It’s certainly been a volatile year on social media (#DUH).
Twitter is my platform of choice. It does exactly what I need it to do because it’s such a visual medium.
Post a graph. Write 50 or 60 words and then wait a few minutes to see what happens.
In many ways, it’s the antithesis of what it means to be an academic. We are taught to qualify every statement, to never engage in hyperbole, to use 1,000 words when 500 would do. Twitter has been teaching me over the last five years about how to visualize data in the simplest manner possible. It’s taught me that if the average reader can’t understand the point I’m trying to make in 280 characters, then it’s probably not worth making.
Then, Elon Musk bought the whole company. I can’t say that I agree with every decision that he is making in steering the Blue Bird Site, but I honestly don’t have a great alternative. So, I will go down with the ship, I suppose.
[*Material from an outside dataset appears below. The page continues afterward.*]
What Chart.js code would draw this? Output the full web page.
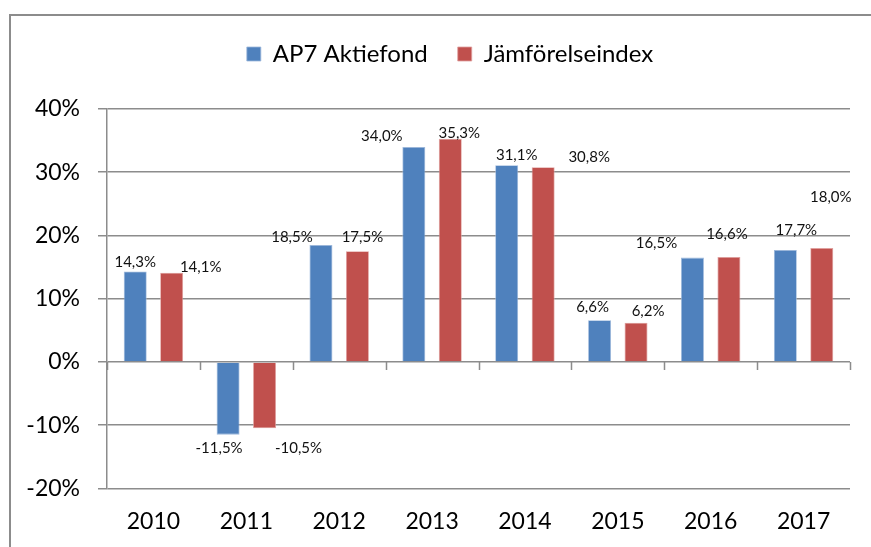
<!DOCTYPE html>
<html>
<head>
<meta charset="utf-8">
<script src="https://cdn.jsdelivr.net/npm/chart.js@4"></script>
<style>
  html, body { margin: 0; padding: 0; background: #fff; }
  #wrap { position: relative; width: 871px; height: 547px; overflow: hidden; }
  #frame { position: absolute; left: 9px; top: 14px; width: 1000px; height: 1000px; border: 2px solid #8c8c8c; box-sizing: border-box; }
  canvas { position: absolute; left: 0; top: 0; }
</style>
</head>
<body>
<div id="wrap">
  <div id="frame"></div>
  <canvas id="c" width="871" height="547"></canvas>
</div>
<script>
// ---- data ----
const categories = ['2010', '2011', '2012', '2013', '2014', '2015', '2016', '2017'];
const seriesNames = ['AP7 Aktiefond', 'Jämförelseindex'];
const ap7Values = [14.3, -11.5, 18.5, 34.0, 31.1, 6.6, 16.5, 17.7];
const indexValues = [14.1, -10.5, 17.5, 35.3, 30.8, 6.2, 16.6, 18.0];
const yTickValues = [-20, -10, 0, 10, 20, 30, 40];

// ---- label placement (offsets from bar end, px) ----
const ap7LabelOffsets = [[0, -9.5], [-9, 13.5], [-29, -8], [-32, -11], [10, -10], [-7, -13], [-36, -14.5], [11, -20]];
const indexLabelOffsets = [[29, -6], [34, 20], [5, -14], [9, -5.5], [46, -10], [12, -12], [-2, -23], [9, -51]];

const FONT = 'Lato, Carlito, "Open Sans", sans-serif';
const fmt = v => v.toFixed(1).replace('.', ',') + '%';

const labelPlugin = {
  id: 'valueLabels',
  afterDatasetsDraw(chart) {
    const ctx = chart.ctx;
    const offsets = [ap7LabelOffsets, indexLabelOffsets];
    ctx.save();
    ctx.font = '15px ' + FONT;
    ctx.fillStyle = '#111';
    ctx.textAlign = 'center';
    ctx.textBaseline = 'middle';
    chart.data.datasets.forEach((ds, di) => {
      const meta = chart.getDatasetMeta(di);
      meta.data.forEach((bar, i) => {
        const o = offsets[di][i];
        ctx.fillText(fmt(ds.data[i]), bar.x + o[0], bar.y + o[1]);
      });
    });
    ctx.restore();
  }
};

const zeroTicksPlugin = {
  id: 'zeroTicks',
  beforeDatasetsDraw(chart) {
    const ctx = chart.ctx;
    const xs = chart.scales.x, ys = chart.scales.y;
    const y0 = ys.getPixelForValue(0);
    ctx.save();
    ctx.strokeStyle = '#8c8c8c';
    ctx.lineWidth = 1.5;
    ctx.beginPath();
    for (let i = 0; i <= categories.length; i++) {
      const x = Math.round(xs.getPixelForValue(i - 0.5)) + 0.5;
      ctx.moveTo(x, y0);
      ctx.lineTo(x, y0 + 8);
    }
    ctx.stroke();
    ctx.restore();
  }
};

const legendSpace = {
  id: 'legendSpace',
  beforeInit(chart) {
    const origFit = chart.legend.fit;
    chart.legend.fit = function () {
      origFit.bind(chart.legend)();
      this.height += 33;
    };
  },
  afterLayout(chart) {
    // centre the legend over the framed area rather than the canvas
    chart.legend.left += 50;
  }
};

new Chart(document.getElementById('c'), {
  type: 'bar',
  data: {
    labels: categories,
    datasets: [
      { label: seriesNames[0], data: ap7Values, backgroundColor: '#4F81BD', borderColor: '#9db8dc', borderWidth: 0.8,
        categoryPercentage: 0.785, barPercentage: 0.63 },
      { label: seriesNames[1], data: indexValues, backgroundColor: '#C0504D', borderColor: '#e0a09e', borderWidth: 0.8,
        categoryPercentage: 0.785, barPercentage: 0.63 }
    ]
  },
  options: {
    responsive: false,
    animation: false,
    devicePixelRatio: 1,
    layout: { padding: { top: 12, right: 21, bottom: -7, left: 0 } },
    plugins: {
      legend: {
        position: 'top',
        align: 'center',
        labels: {
          boxWidth: 14, boxHeight: 14, padding: 30,
          color: '#000',
          font: { family: FONT, size: 24 }
        }
      },
      tooltip: { enabled: false }
    },
    scales: {
      x: {
        offset: true,
        grid: { display: false, drawTicks: false },
        border: { display: false },
        ticks: { color: '#000', font: { family: FONT, size: 23 }, padding: 19 }
      },
      y: {
        min: -20, max: 40,
        afterBuildTicks(scale) { scale.ticks = yTickValues.map(v => ({ value: v })); },
        afterFit(scale) { scale.width = 107; },
        grid: { color: '#8c8c8c', lineWidth: 1.5, tickLength: 9, drawTicks: true },
        border: { display: true, color: '#8c8c8c', width: 1.5 },
        ticks: { color: '#000', font: { family: FONT, size: 23 }, padding: 18, callback: v => v + '%' }
      }
    }
  },
  plugins: [labelPlugin, zeroTicksPlugin, legendSpace]
});
</script>
</body>
</html>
But, the end of the year always offers a nice opportunity to pause and reflect on what “worked” on Twitter. Out of the nearly 1,400 tweets I sent this year, I wanted to take the opportunity to catalog the five tweets that got the most retweets in 2022. Here they are in reverse order.
5. Education and Religion
I swear I could post a variation of this one once a month and it would get a ton of attention. It’s a really simple bit of analysis, to be honest.
The conclusion is straightforward and widely known among quantitative scholars of American religion. Folks with a higher level of education are more likely to align with a religious tradition and less likely to say that they are a religious “none.”